For the past few days, I’ve been enjoying some family time with my sister, brother-in-law, and nephews. It’s a change of pace to come to the Midwest and not immediately rush to a nursing home to see one of my parents. With Daddy’s funeral and our parents’ cemetery interment still a few weeks away, they remain so close in our thoughts and hearts.

Lately, as I emerge from the emotional fog that’s plagued me for the past several months, I’ve begun again trying to commit to memory phrases around me that catch my attention. I think all writers do this. We can’t help ourselves. A turn of phrase can bring me to tears, throw me into a sea of envy (why can’t I write like that?), or cause my heart to swell with joy. I experienced this in late March while taking a brief break from Daddy’s hospice bedside when I passed a quote in the hallway of his nursing facility that read,

Never regret anything that made you smile.

Mark Twain

Daddy was always a big Mark Twain fan, and yet somehow I’d never heard that particular bit of wisdom. It’s hung with me in the days since I read it on that wall. Not convinced yet of its correctness, I’m turning Twain’s words over and over in my mind like broken shards of pottery: pretty, yet incomplete in some way.

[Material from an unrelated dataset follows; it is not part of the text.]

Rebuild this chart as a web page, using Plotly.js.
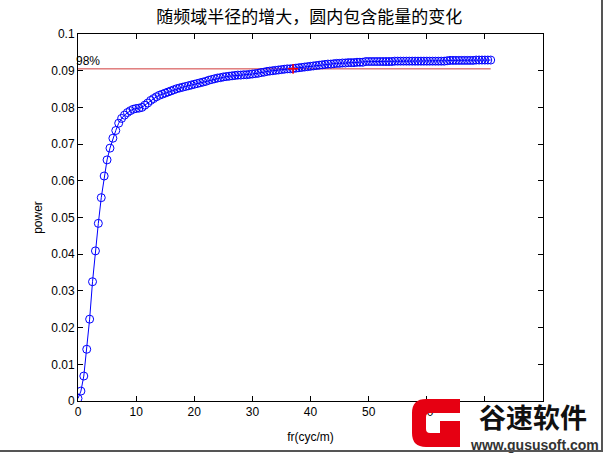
<!DOCTYPE html>
<html>
<head>
<meta charset="utf-8">
<script src="https://cdn.plot.ly/plotly-3.0.1.min.js"></script>
<style>
  html, body { margin: 0; padding: 0; background: #ffffff; }
  #wrap { position: relative; width: 604px; height: 454px; }
  #chart { position: absolute; left: 0; top: 0; width: 604px; height: 454px; }
  #frame { position: absolute; left: 0; top: 0; width: 601px; height: 450px;
           border-right: 2px solid #555; border-bottom: 2px solid #555; pointer-events: none; }
</style>
</head>
<body>
<div id="wrap">
  <div id="chart"></div>
  <div id="frame"></div>
</div>
<script>
// ---- data ----
const radius = [
  0, 0.5, 1, 1.5, 2, 2.5, 3, 3.5, 4, 4.5, 5, 5.5, 6, 6.5, 7,
  7.5, 8, 8.5, 9, 9.5, 10, 10.5, 11, 11.5, 12,
  12.5, 13, 13.5, 14, 14.5, 15, 15.5, 16, 16.5, 17,
  17.5, 18, 18.5, 19, 19.5, 20, 20.5, 21, 21.5, 22,
  22.5, 23, 23.5, 24, 24.5, 25, 25.5, 26, 26.5, 27,
  27.5, 28, 28.5, 29, 29.5, 30, 30.5, 31, 31.5, 32,
  32.5, 33, 33.5, 34, 34.5, 35, 35.5, 36, 36.5, 37,
  37.5, 38, 38.5, 39, 39.5, 40, 40.5, 41, 41.5, 42,
  42.5, 43, 43.5, 44, 44.5, 45, 45.5, 46, 46.5, 47,
  47.5, 48, 48.5, 49, 49.5, 50, 50.5, 51, 51.5, 52,
  52.5, 53, 53.5, 54, 54.5, 55, 55.5, 56, 56.5, 57,
  57.5, 58, 58.5, 59, 59.5, 60, 60.5, 61, 61.5, 62,
  62.5, 63, 63.5, 64, 64.5, 65, 65.5, 66, 66.5, 67,
  67.5, 68, 68.5, 69, 69.5, 70, 70.5, 71
];
const power = [
  0.0007, 0.0027, 0.0068, 0.0141, 0.0223, 0.0325, 0.0409, 0.0484, 0.0554, 0.0613, 0.0657, 0.0689, 0.0716, 0.0737, 0.0757,
  0.0770, 0.0779, 0.0786, 0.0791, 0.0795, 0.0797, 0.0798, 0.0800, 0.0806, 0.0812,
  0.0819, 0.0824, 0.0829, 0.0833, 0.0836, 0.0839, 0.0842, 0.0845, 0.0848, 0.0851,
  0.0853, 0.0855, 0.0857, 0.0859, 0.0861, 0.0863, 0.0865, 0.0867, 0.0869, 0.0871,
  0.0874, 0.0876, 0.0878, 0.0880, 0.0881, 0.0883, 0.0884, 0.0885, 0.0886, 0.0887,
  0.0888, 0.0888, 0.0889, 0.0889, 0.0890, 0.0891, 0.0892, 0.0893, 0.0895, 0.0896,
  0.0898, 0.0899, 0.0900, 0.0901, 0.0902, 0.0903, 0.0904, 0.0905, 0.0905, 0.0906,
  0.0907, 0.0908, 0.0909, 0.0910, 0.0911, 0.0912, 0.0913, 0.0914, 0.0915, 0.0916,
  0.0917, 0.0918, 0.0918, 0.0919, 0.0920, 0.0920, 0.0921, 0.0921, 0.0922, 0.0922,
  0.0922, 0.0923, 0.0923, 0.0923, 0.0925, 0.0925, 0.0925, 0.0925, 0.0925, 0.0925,
  0.0925, 0.0925, 0.0925, 0.0925, 0.0926, 0.0926, 0.0926, 0.0926, 0.0926, 0.0926,
  0.0926, 0.0926, 0.0926, 0.0926, 0.0926, 0.0926, 0.0926, 0.0926, 0.0926, 0.0926,
  0.0926, 0.0926, 0.0927, 0.0928, 0.0928, 0.0928, 0.0928, 0.0928, 0.0928, 0.0928,
  0.0928, 0.0928, 0.0929, 0.0929, 0.0929, 0.0929, 0.0929, 0.0929
];
const refX = [0, 71];
const refY = [0.0905, 0.0905];
const crossX = [37];
const crossY = [0.0905];
const refLabel = '98%';
const xTicks = [0, 10, 20, 30, 40, 50, 60, 70, 80];
// 70 and 80 are hidden under the watermark in the reference
const xTickText = ['0', '10', '20', '30', '40', '50', '60', '', ''];
const yTicks = [0, 0.01, 0.02, 0.03, 0.04, 0.05, 0.06, 0.07, 0.08, 0.09, 0.1];
const yTickText = ['0', '0.01', '0.02', '0.03', '0.04', '0.05', '0.06', '0.07', '0.08', '0.09', '0.1'];
const titleText = '随频域半径的增大，圆内包含能量的变化';
const xTitle = 'fr(cyc/m)';
const yTitle = 'power';
const logoName = '谷速软件';
const logoUrl = 'www.gususoft.com';

const tickFont = { family: 'Liberation Sans, Arial, sans-serif', size: 12, color: '#000' };

// plot-area geometry (for placing the watermark decoration)
const M = { l: 78, r: 61, t: 34, b: 53 };
const W = 604, H = 454;
const PW = W - M.l - M.r, PH = H - M.t - M.b;
function pxX(x) { return (x - M.l) / PW; }
function pxY(y) { return (H - M.b - y) / PH; }
function px(x, y) { return pxX(x).toFixed(4) + ',' + pxY(y).toFixed(4); }
// decorative "G" logo outline, in page pixels
const gPath = 'M' + px(460, 399) + ' L' + px(426, 399) + ' Q' + px(412, 399) + ' ' + px(412, 413) +
  ' L' + px(412, 433) + ' Q' + px(412, 447) + ' ' + px(426, 447) + ' L' + px(460, 447) +
  ' L' + px(460, 421) + ' L' + px(440, 421) + ' L' + px(440, 433) + ' L' + px(430, 433) +
  ' Q' + px(426, 433) + ' ' + px(426, 429) + ' L' + px(426, 417) + ' Q' + px(426, 413) + ' ' + px(430, 413) +
  ' L' + px(460, 413) + ' Z';

const traces = [
  {
    x: refX, y: refY, mode: 'lines', type: 'scatter',
    line: { color: '#d03a3a', width: 1 }, hoverinfo: 'skip', showlegend: false
  },
  {
    x: radius, y: power, mode: 'lines+markers', type: 'scatter',
    line: { color: '#0000ff', width: 1 },
    marker: { symbol: 'circle-open', size: 8, color: '#0000ff', line: { width: 1, color: '#0000ff' } },
    showlegend: false
  },
  {
    x: crossX, y: crossY, mode: 'markers', type: 'scatter',
    marker: { symbol: 'cross-thin-open', size: 7, color: '#ff0000', line: { width: 1.5, color: '#ff0000' } },
    showlegend: false
  }
];

const axisCommon = {
  showline: true, linecolor: '#000', linewidth: 1, mirror: 'ticks',
  ticks: 'inside', ticklen: 5, tickcolor: '#000', tickwidth: 1,
  showgrid: false, zeroline: false, tickfont: tickFont, automargin: false
};

const layout = {
  width: W, height: H,
  paper_bgcolor: '#ffffff', plot_bgcolor: '#ffffff',
  margin: M,
  title: {
    text: titleText, x: 0.512, xanchor: 'center', y: 0.962, yanchor: 'middle',
    font: { family: 'Noto Sans CJK SC, sans-serif', size: 17, color: '#000' }
  },
  xaxis: Object.assign({}, axisCommon, {
    range: [0, 80], tickvals: xTicks, ticktext: xTickText,
    title: { text: xTitle, standoff: 14, font: { family: 'Liberation Sans, Arial, sans-serif', size: 12, color: '#000' } }
  }),
  yaxis: Object.assign({}, axisCommon, {
    range: [0, 0.1], tickvals: yTicks, ticktext: yTickText,
    title: { text: yTitle, standoff: 6, font: { family: 'Liberation Sans, Arial, sans-serif', size: 12, color: '#000' } }
  }),
  shapes: [
    { type: 'rect', xref: 'paper', yref: 'paper', x0: pxX(461), x1: pxX(604), y0: pxY(402), y1: pxY(454),
      fillcolor: '#ffffff', line: { width: 0 }, layer: 'above' },
    { type: 'path', xref: 'paper', yref: 'paper', path: gPath, fillcolor: '#e60012', line: { width: 0 }, layer: 'above' }
  ],
  annotations: [
    {
      x: refX[0], y: refY[0], xref: 'x', yref: 'y', text: refLabel, showarrow: false,
      xanchor: 'left', yanchor: 'bottom', xshift: -4, yshift: -1,
      font: { family: 'Liberation Sans, Arial, sans-serif', size: 12, color: '#000' }
    },
    {
      x: pxX(533), y: pxY(416), xref: 'paper', yref: 'paper', text: '<b>' + logoName + '</b>', showarrow: false,
      xanchor: 'center', yanchor: 'middle',
      font: { family: 'Noto Sans CJK SC, sans-serif', size: 27, color: '#111', weight: 900 }
    },
    {
      x: pxX(534), y: pxY(445), xref: 'paper', yref: 'paper', text: '<b>' + logoUrl + '</b>', showarrow: false,
      xanchor: 'center', yanchor: 'middle',
      font: { family: 'Liberation Sans, Arial, sans-serif', size: 14, color: '#333' }
    }
  ]
};

Plotly.newPlot('chart', traces, layout, { displayModeBar: false, staticPlot: true });
</script>
</body>
</html>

I had my latest “quote sighting” yesterday while watching the film Fantastic Beasts: The Secrets of Dumbledore. My nephew Tyler, whose knowledge of all things Harry Potter is encyclopedic, did a good enough job of providing me with a Reader’s Digest synopsis of the first two installments of the Potter prequel series en route to the theaters so that I’d know that Albus Dumbledore was the good guy and Gellert Grindelwald was the villain. But a lot of the plot was lost on me until I got home and did some reading and then watched Fantastic Beasts and Where to Find Them last night. In the theater, not much of what I saw made sense. But I liked it. Tyler’s non-stop analysis of both films in the hours since is helping the pieces to come together. And one particular line from the bad guy still has me thinking:

When we allow ourselves to be consumed by anger, the only victim is ourselves.

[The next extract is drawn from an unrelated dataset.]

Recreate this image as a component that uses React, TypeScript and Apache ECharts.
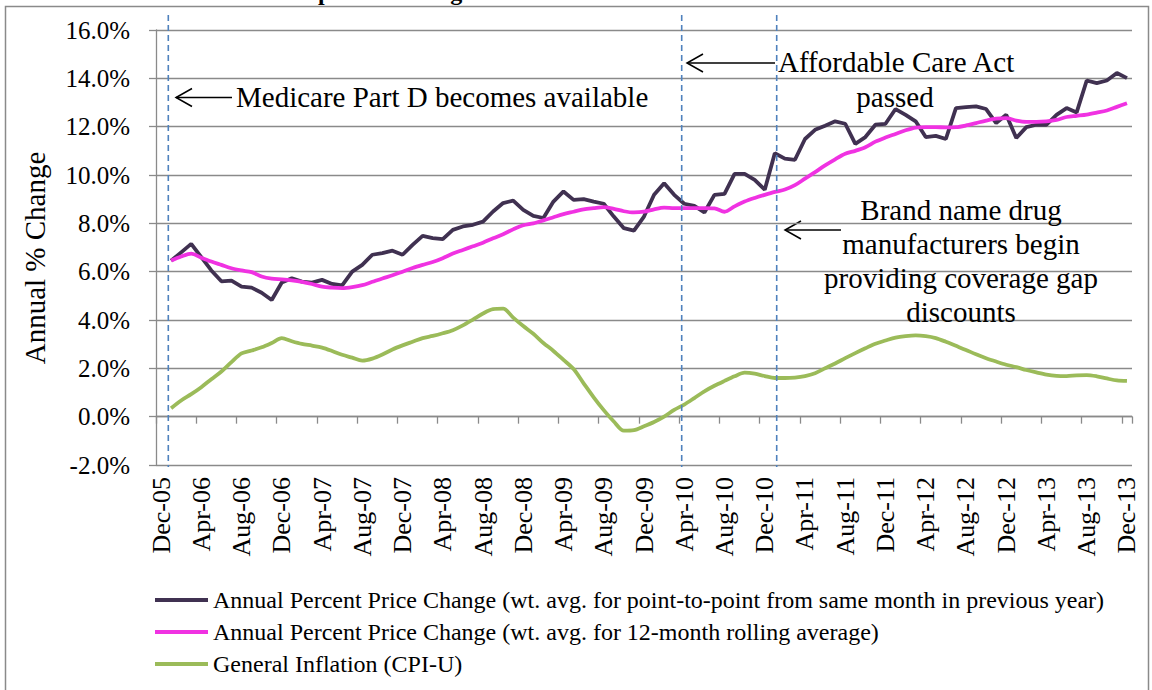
import React, { useEffect, useRef } from "react";
import * as echarts from "echarts";

// ---- data ----
const MON = ["Jan", "Feb", "Mar", "Apr", "May", "Jun", "Jul", "Aug", "Sep", "Oct", "Nov", "Dec"];
const YEARS = ["06", "07", "08", "09", "10", "11", "12", "13"];
const MONTHS: string[] = ["Dec-05"].concat(...YEARS.map((y) => MON.map((m) => `${m}-${y}`)));

// Jan-06 .. Dec-13 (Dec-05 has no value)
const P2P = [
  6.45, 6.8, 7.15, 6.6, 6.05, 5.6, 5.63, 5.38, 5.34, 5.13,
  4.83, 5.55, 5.73, 5.59, 5.55, 5.66, 5.49, 5.43, 6.0, 6.28,
  6.7, 6.77, 6.87, 6.7, 7.11, 7.48, 7.39, 7.35, 7.73, 7.87,
  7.94, 8.07, 8.49, 8.84, 8.94, 8.56, 8.31, 8.22, 8.9, 9.32,
  8.97, 9.0, 8.9, 8.81, 8.28, 7.8, 7.7, 8.28, 9.18, 9.66,
  9.18, 8.81, 8.72, 8.45, 9.18, 9.22, 10.05, 10.05, 9.8, 9.39,
  10.9, 10.68, 10.63, 11.49, 11.87, 12.04, 12.22, 12.12, 11.29, 11.57,
  12.08, 12.12, 12.73, 12.49, 12.22, 11.57, 11.62, 11.49, 12.77, 12.81,
  12.84, 12.73, 12.15, 12.49, 11.53, 11.98, 12.08, 12.08, 12.49, 12.77,
  12.59, 13.91, 13.8, 13.91, 14.22, 14.01,
];
const ROLLING = [
  6.46, 6.63, 6.75, 6.58, 6.42, 6.28, 6.14, 6.05, 5.98, 5.8,
  5.71, 5.68, 5.64, 5.58, 5.49, 5.38, 5.34, 5.32, 5.36, 5.44,
  5.58, 5.72, 5.85, 6.0, 6.15, 6.28, 6.4, 6.56, 6.75, 6.9,
  7.05, 7.2, 7.38, 7.55, 7.75, 7.92, 8.0, 8.12, 8.25, 8.38,
  8.48, 8.58, 8.63, 8.67, 8.6, 8.5, 8.45, 8.48, 8.58, 8.65,
  8.63, 8.63, 8.63, 8.63, 8.62, 8.48, 8.7, 8.9, 9.05, 9.18,
  9.3, 9.4, 9.58, 9.85, 10.12, 10.4, 10.65, 10.88, 11.0, 11.15,
  11.38, 11.55, 11.7, 11.85, 11.96, 11.98, 11.98, 11.97, 11.98, 12.05,
  12.15, 12.25, 12.33, 12.35, 12.25, 12.2, 12.2, 12.22, 12.28, 12.4,
  12.45, 12.5, 12.58, 12.67, 12.82, 12.97,
];
const CPI = [
  0.35, 0.67, 0.93, 1.22, 1.55, 1.87, 2.26, 2.62, 2.74, 2.87,
  3.05, 3.25, 3.12, 3.01, 2.94, 2.86, 2.72, 2.56, 2.44, 2.32,
  2.4, 2.57, 2.78, 2.95, 3.1, 3.25, 3.34, 3.45, 3.58, 3.78,
  4.02, 4.27, 4.45, 4.47, 4.1, 3.75, 3.43, 3.05, 2.72, 2.35,
  1.97, 1.38, 0.8, 0.27, -0.2, -0.58, -0.56, -0.4, -0.22, 0.0,
  0.28, 0.5, 0.77, 1.05, 1.28, 1.48, 1.67, 1.82, 1.78, 1.68,
  1.6, 1.6, 1.62, 1.68, 1.8, 2.0, 2.2, 2.42, 2.63, 2.83,
  3.02, 3.15, 3.27, 3.33, 3.36, 3.33, 3.25, 3.1, 2.93, 2.76,
  2.58, 2.42, 2.28, 2.15, 2.05, 1.93, 1.83, 1.74, 1.69, 1.68,
  1.71, 1.72, 1.67, 1.58, 1.5, 1.48,
];

const SERIES_NAMES = [
  "Annual Percent Price Change (wt. avg. for point-to-point from same month in previous year)",
  "Annual Percent Price Change (wt. avg. for 12-month rolling average)",
  "General Inflation (CPI-U)",
];
const SERIES_COLORS = ["#403151", "#F032E2", "#9BBB59"];
const Y_MIN = -2;
const Y_MAX = 16;
const Y_STEP = 2;

const ANNOTATIONS = {
  partD: ["Medicare Part D becomes available"],
  aca: ["Affordable Care Act", "passed"],
  gap: ["Brand name drug", "manufacturers begin", "providing coverage gap", "discounts"],
};

const SERIF = "Liberation Serif";

export default function App() {
  const ref = useRef<HTMLDivElement>(null);

  useEffect(() => {
    const chart = echarts.init(ref.current!, null, { renderer: "svg" });
    const gray = "#8a8a8a";
    const blue = "#4f81bd";

    const arrow = (xHead: number, xTail: number, y: number) => ({
      type: "group",
      z: 20,
      children: [
        { type: "line", shape: { x1: xHead, y1: y, x2: xTail, y2: y }, style: { stroke: "#000", lineWidth: 1.5 } },
        {
          type: "polyline",
          shape: { points: [[xHead + 16, y - 9], [xHead, y], [xHead + 16, y + 9]] },
          style: { stroke: "#000", lineWidth: 1.5, fill: null },
        },
      ],
    });
    const vdash = (x: number) => ({
      type: "line",
      z: 15,
      shape: { x1: x, y1: 15, x2: x, y2: 467 },
      style: { stroke: blue, lineWidth: 1.6, lineDash: [6, 4] },
    });
    const txt = (text: string, x: number, y: number, align = "center") => ({
      type: "text",
      z: 20,
      x,
      y,
      style: {
        text,
        fill: "#000",
        font: `29px ${SERIF}`,
        textAlign: align,
        textVerticalAlign: "middle",
      },
    });

    const option: any = {
      animation: false,
      backgroundColor: "#fff",
      textStyle: { fontFamily: SERIF },
      grid: { left: 156, top: 30, right: 20, bottom: 225, containLabel: false },
      legend: {
        orient: "vertical",
        left: 150,
        top: 583,
        itemWidth: 53,
        itemHeight: 4,
        itemGap: 8,
        icon: "rect",
        textStyle: { fontFamily: SERIF, fontSize: 24, color: "#000", lineHeight: 24 },
        data: SERIES_NAMES.map((name) => ({ name, icon: "rect" })),
      },
      xAxis: [
        {
          type: "category",
          data: MONTHS,
          boundaryGap: true,
          position: "bottom",
          axisLine: { onZero: true, lineStyle: { color: gray, width: 1.3 } },
          axisTick: { show: true, interval: 3, length: 7, lineStyle: { color: gray, width: 1.3 } },
          axisLabel: { show: false },
          splitLine: { show: false },
        },
        {
          type: "category",
          data: MONTHS,
          boundaryGap: true,
          position: "bottom",
          axisLine: { show: false, onZero: false },
          axisTick: { show: false },
          axisLabel: {
            interval: 3,
            rotate: 90,
            margin: 12,
            fontFamily: SERIF,
            fontSize: 26,
            color: "#000",
          },
          splitLine: { show: false },
        },
      ],
      yAxis: {
        type: "value",
        min: Y_MIN,
        max: Y_MAX,
        interval: Y_STEP,
        axisLine: { show: true, lineStyle: { color: gray, width: 1.3 } },
        axisTick: { show: true, length: 7, lineStyle: { color: gray, width: 1.3 } },
        axisLabel: {
          margin: 26,
          fontFamily: SERIF,
          fontSize: 25,
          color: "#000",
          formatter: (v: number) => v.toFixed(1) + "%",
        },
        splitLine: { show: true, lineStyle: { color: gray, width: 1.3 } },
      },
      series: [
        {
          name: SERIES_NAMES[0],
          type: "line",
          xAxisIndex: 0,
          data: [null, ...P2P],
          symbol: "none",
          color: SERIES_COLORS[0],
          lineStyle: { color: SERIES_COLORS[0], width: 3.8 },
          z: 3,
        },
        {
          name: SERIES_NAMES[1],
          type: "line",
          xAxisIndex: 0,
          data: [null, ...ROLLING],
          symbol: "none",
          smooth: 0.3,
          color: SERIES_COLORS[1],
          lineStyle: { color: SERIES_COLORS[1], width: 3.8 },
          z: 4,
        },
        {
          name: SERIES_NAMES[2],
          type: "line",
          xAxisIndex: 0,
          data: [null, ...CPI],
          symbol: "none",
          smooth: 0.3,
          color: SERIES_COLORS[2],
          lineStyle: { color: SERIES_COLORS[2], width: 3.8 },
          z: 5,
        },
      ],
      graphic: [
        {
          type: "rect",
          z: 1,
          shape: { x: 5.5, y: 6.5, width: 1143, height: 720 },
          style: { stroke: gray, lineWidth: 1.5, fill: null },
        },
        {
          type: "text",
          z: 20,
          x: 236,
          y: -8,
          style: {
            text: "Annual percent change",
            fill: "#000",
            font: `bold 24px ${SERIF}`,
            textAlign: "left",
            textVerticalAlign: "middle",
          },
        },
        {
          type: "text",
          z: 20,
          x: 35,
          y: 258,
          rotation: Math.PI / 2,
          style: {
            text: "Annual % Change",
            fill: "#000",
            font: `29px ${SERIF}`,
            textAlign: "center",
            textVerticalAlign: "middle",
          },
        },
        vdash(168.3),
        vdash(681.7),
        vdash(776.7),
        arrow(176, 232, 97.5),
        arrow(687, 775, 63),
        arrow(785, 841, 230),
        txt(ANNOTATIONS.partD[0], 236, 97, "left"),
        txt(ANNOTATIONS.aca[0], 778, 62, "left"),
        txt(ANNOTATIONS.aca[1], 895, 96.5),
        ...ANNOTATIONS.gap.map((t, i) => txt(t, 961, 210 + i * 34)),
      ],
    };

    chart.setOption(option);
    return () => chart.dispose();
  }, []);

  return (
    <div
      ref={ref}
      style={{ position: "absolute", left: 0, top: 0, width: 1152, height: 690, background: "#fff" }}
    />
  );
}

Gellert Grindelwald, Fantastic Beasts: The Secrets of Dumbledore

Setting aside that this wisdom came from such a dark source, I can’t stop thinking about how true the line is. In my book The Grace of Yes, I wrote about the need for forgiveness in a similar tone, explaining that when I hold a grudge or withheld mercy, the person I most hurt is myself.

 

heart made up of broken pieces of red ceramic

 

When I think about the last few times I was “angry” at someone (or my version of angry), I realize that it’s likely that the target of my “anger” really didn’t even know I was upset. I didn’t use my words with them, explaining to them how I felt. I didn’t seek reconciliation or common mutuality or even acknowledge that I was upset. I just festered in my feelings, letting them eat away at me and spew out in bad ways on innocents around me who really had no idea why I was out of sorts.

Grindelwald’s philosophizing sent me searching for some additional primers for how to deal with the anger that sometimes seeps into my psyche. I found the following:

Get mad. Then get over it.

Colin Powell

When angry count to ten before you speak. If very angry, count to one hundred.

Thomas Jefferson

Be not angry that you cannot make others as you wish them to be, since you cannot make yourself as you wish to be.

Thomas à Kempis

None of these or the countless otherwise sayings I read this morning say that we’re never supposed to become angry. Anger, like sadness or fear or curiosity, is a part of the human experience. It’s what I do with my anger that makes a difference. Even as an almost 59-year-old woman, I’m still learning to meet my heart where it is, hear what it is telling me, and move forward from that emotion toward wholeness and healing.

 

Click to tweet:
Anger, like sadness or fear or curiosity, is a part of the human experience. It’s what I do with my anger that makes a difference. #catholicmom

 

The next time I feel consumed by anger, I hope to consciously realize sooner rather than later that I do not want to be a victim of anything. Thank you, Grindelwald.

p.s. If I’ve made you angry, I apologize with all my heart.

A question for you: What helps you move along when you feel angry?